Cher Yves-Noël Genod,
Comment vous dire en peu de mots ?
Ce que j’ai vu et entendu hier aux Bouffes du Nord est la plus belle et grande chose sur ou d’après Proust que j’aie pu connaître.
Et je vous parle en proustien structurel et organique.
Pour autant, je ne crois pas être orthodoxe, considérant que les grandes œuvres appartiennent à tous, mais quand un artiste comme vous entre au cœur du texte, au plus intime de la pensée de Proust avec une liberté, une audace (qui est la manière même de Proust), on ne peut qu’être ému aux larmes — ce qui n’empêche pas de rire souvent — de sorte que les mêmes larmes servent deux fois.
Lorsque vous avez lu cette longue description de la première apparition des jeunes filles en fleurs sur la plage, vous avez créé un choc véritablement médiumique : non seulement vous portiez cette beauté, mais vous la rendiez réelle et opérante immédiatement.

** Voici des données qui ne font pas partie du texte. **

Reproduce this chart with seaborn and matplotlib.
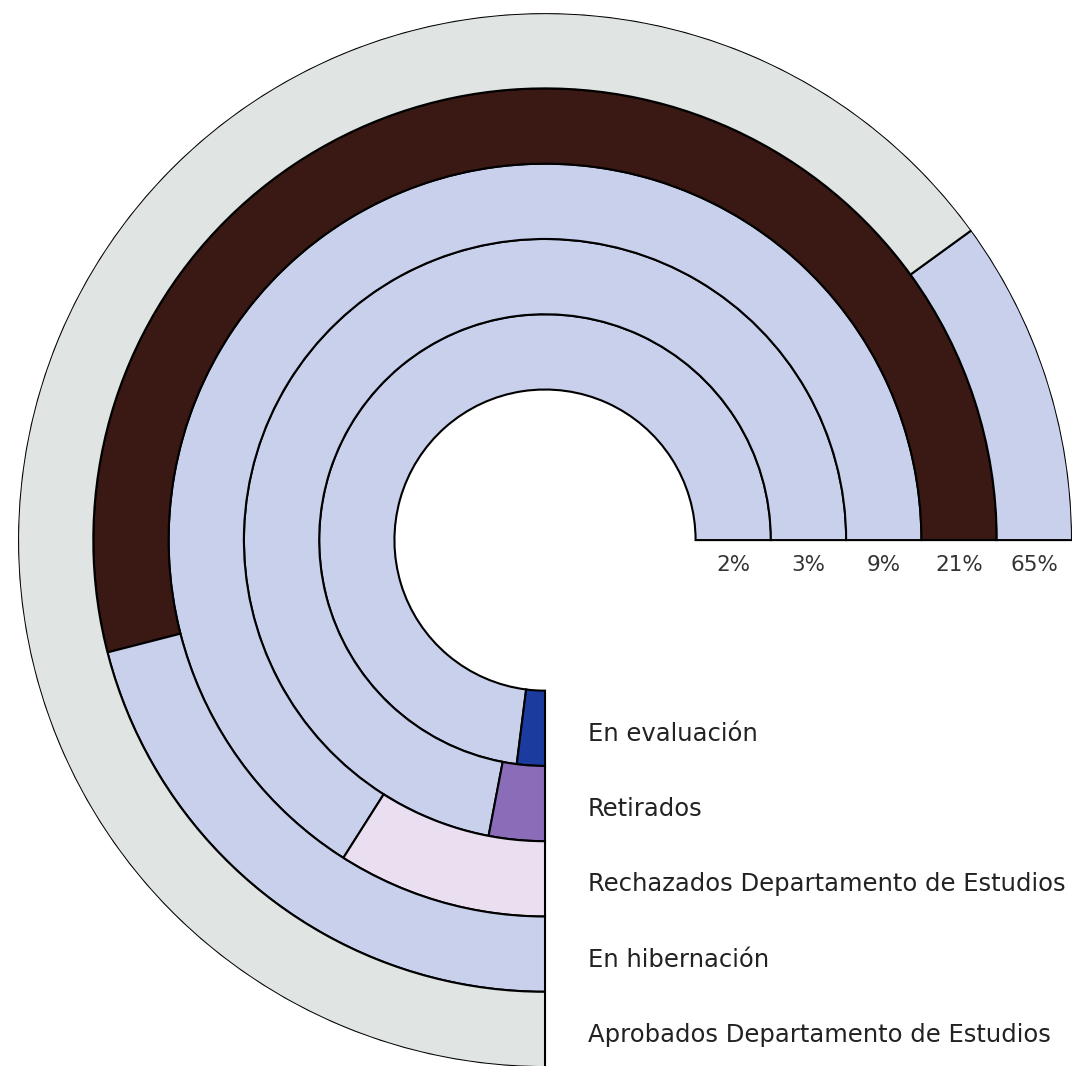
"""
Anillos de estado de proyectos: cada anillo recorre 270° y el tramo final
marca el porcentaje de cada categoría.
"""

import numpy as np
import pandas as pd
import matplotlib
matplotlib.use("Agg")
import matplotlib.pyplot as plt
import seaborn as sns

# ── Datos ─────────────────────────────────────────────────────────────────────
categorias = [
    "En evaluación",
    "Retirados",
    "Rechazados Departamento de Estudios",
    "En hibernación",
    "Aprobados Departamento de Estudios",
]
porcentajes = [2, 3, 9, 21, 65]
etiquetas_pct = ["2%", "3%", "9%", "21%", "65%"]

# ── Estilo ────────────────────────────────────────────────────────────────────
LAVANDA = "#c9d0ec"
COLOR_TRAMO = ["#1b3c9e", "#8a6cb8", "#eadff0", LAVANDA, "#e0e4e3"]  # tramo del valor
COLOR_PISTA = [LAVANDA, LAVANDA, LAVANDA, "#3a1813", LAVANDA]       # resto del anillo

R_HUECO = 2.0          # radio del hueco central (en anchos de anillo)
FIN = 1.5 * np.pi      # todos los anillos terminan abajo (270°)


def main():
    df = pd.DataFrame({"categoria": categorias, "pct": porcentajes, "etiqueta": etiquetas_pct})
    df["r0"] = R_HUECO + np.arange(len(df))
    df["angulo"] = df["pct"] / 100 * 2 * np.pi

    sns.set_theme(style="white")
    plt.rcParams["font.family"] = ["DejaVu Sans"]

    fig = plt.figure(figsize=(10.77, 10.66), dpi=100)
    ax = fig.add_axes([0.0167, -0.001, 0.9787, 0.9887], projection="polar")

    for i, fila in df.iterrows():
        # pista (desde 0° hasta el inicio del tramo)
        ax.bar(0, 1, width=FIN - fila["angulo"], bottom=fila["r0"], align="edge",
               color=COLOR_PISTA[i], edgecolor="black", linewidth=1.5)
        # tramo del valor, pegado al final
        ax.bar(FIN - fila["angulo"], 1, width=fila["angulo"], bottom=fila["r0"], align="edge",
               color=COLOR_TRAMO[i], edgecolor="black", linewidth=1.5)

        ax.annotate(fila["etiqueta"], xy=(0, fila["r0"] + 0.5), xytext=(0, -22.5),
                    textcoords="offset points", ha="center", va="baseline",
                    fontsize=15.5, color="#333333")
        ax.annotate(fila["categoria"], xy=(FIN, fila["r0"] + 0.5), xytext=(31, -9),
                    textcoords="offset points", ha="left", va="baseline",
                    fontsize=17.5, color="#222222")

    ax.set_ylim(0, 7)
    ax.set_axis_off()

    fig.savefig("out.png", dpi=100)


if __name__ == "__main__":
    main()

Le génie devenait accablant et comminatoire parce qu’il allait nous sauver à la minute même. Rien mieux que ce moment ne pouvait rendre plus nettement cette vie véritable, enfin redécouverte, la seule vie par conséquent vécue : la littérature (je cite approximativement pardon).
Proust était, comme tous les visionnaires — on pourrait presque dire les mages — au bord d'une folie ultra-lucide qui le faisait frayer avec des gouffres insondables. Et c’est ce que vous avez su rendre en repassant tout cela par vous, votre liberté, votre délicatesse, votre force.
Vous étiez comme un para-tonnerre (voilà pourquoi on en entendait le bruit parfois au loin), mais, souple, vous étiez aussi la baguette de coudrier du sourcier.
Vous nous avez invités dans ces ténèbres — cette masse noire de l’écriture — comme dans la nuit non-dormie de Proust lui-même, battue par ces signaux lumineux imprévisibles, suite de paysages disant ce flux si difficile à restituer qu’est l’écriture de la sensation.
Jusqu’à la bande son — conçue par vous — et qui est une pure merveille — qu’on pourrait écouter indépendamment d’ailleurs — où Dave devient le camarade en rêverie de Schoenberg.
Je ne vous en dis pas plus. J’ai raconté tout cela ce matin à Joséphine Markovits, du Festival d’Automne, qui programme si fidèlement ma musique depuis des années (je suis compositeur, et mon meilleur professeur a été Vinteuil), et qui m’avait réservé ma place.
Une grande œuvre nous soulève, nous déplace. Je n’étais pas le même homme en entrant au théâtre hier, et en en sortant (moi qui m’ennuie toujours si consciencieusement au théâtre).
Vous m’avez fait penser à ceci, pendant que je descendais la rue du Faubourg Saint-Denis vers la Gare du Nord : Proust, il faut toujours le remettre en jeu.
Je termine par une note triste : hélas, je ne vous connaissais pas, ni votre travail.
J’ai donc gâché des années de ma vie, j’aurais pu mourir sans connaître quelqu’un qui est tout à fait mon genre.